Green Cleaning

Green Cleaning: We are frequently warned about the potential dangers of some of the chemicals used in everday cleaning products. And then there are the worries about the damage they may do to the environment.

All in all, wouldn’t it be great to get by without them? And yet a lot of so-called green cleaning products, at least anecdotally, tend not to work that well. Is there a way to clean, and be green, and still get your house gleaming?

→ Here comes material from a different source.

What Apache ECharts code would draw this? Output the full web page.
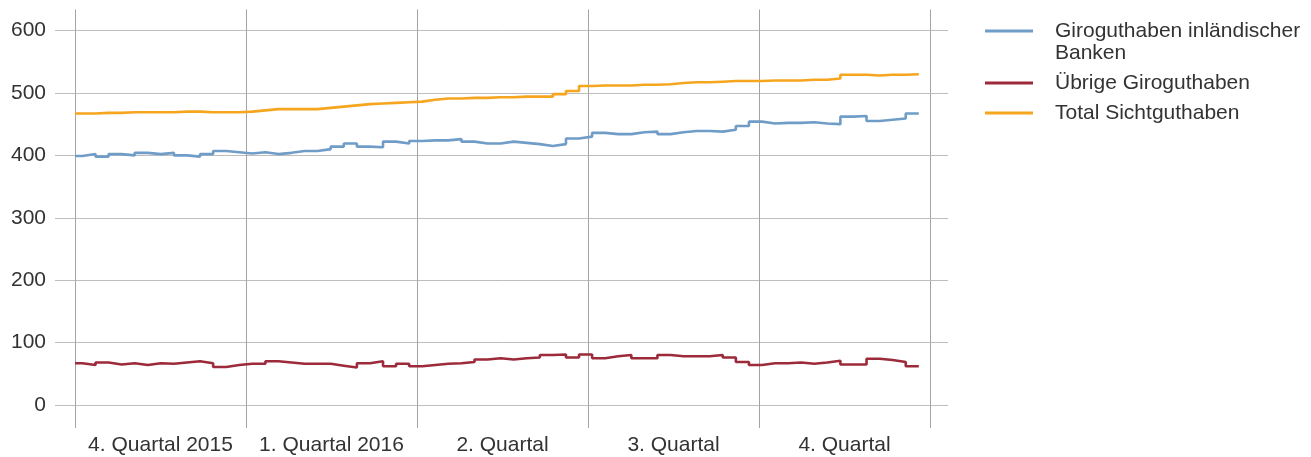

To find out, I call in a man who knows. Donnachadh McCarthy is an environmental expert who provides green audits for homes and businesses. As soon as he arrives at my flat he inspects my collection of cleaning products – and is horrified. In fact when I see everything grouped together for the first time – the bleach, vicious limescale removers and all sorts of lurid surface cleaners – I am actually rather shamed.

“You have an extraordinary range of chemicals in your flat,” says McCarthy. “You have to ask yourself: are they polluting the atmosphere and damaging ecology? Are they not good for your health? And how much waste are you producing – can the empty bottles be recycled?.”

I am issued with instructions for my new core cleaning kit: (organic) white vinegar, borax (a mineral cleaner), bicarbonate of soda, some lemons and a selection of natural brushes and recycled cloths. Is this really going to do the job?

It requires some effort to assemble the kit. I struggle to find organic vinegar and borax locally, and the lemons confuse me. Do I buy ones that are Fair Trade but have come from South Africa? Or ones in plastic netting that have come from Spain? Fair Trade is good, says McCarthy, but the main considerations, from an environmental point of view, are transport and how the product is grown. “My preference is for shorter food miles over organic, if they are both grown outdoors,” he says.

Kit assembled, I spend the whole day cleaning, with help from McCarthy, tips from friends and colleagues, and a book called Natural Stain Removers: clean your home without harmful chemicals, by Angela Martin. Almost everything requires a bit more work and the novelty of mixing up pastes and solutions wears off quickly, but I admit I am amazed at the results and I feel virtuous, even if everything does smell of vinegar.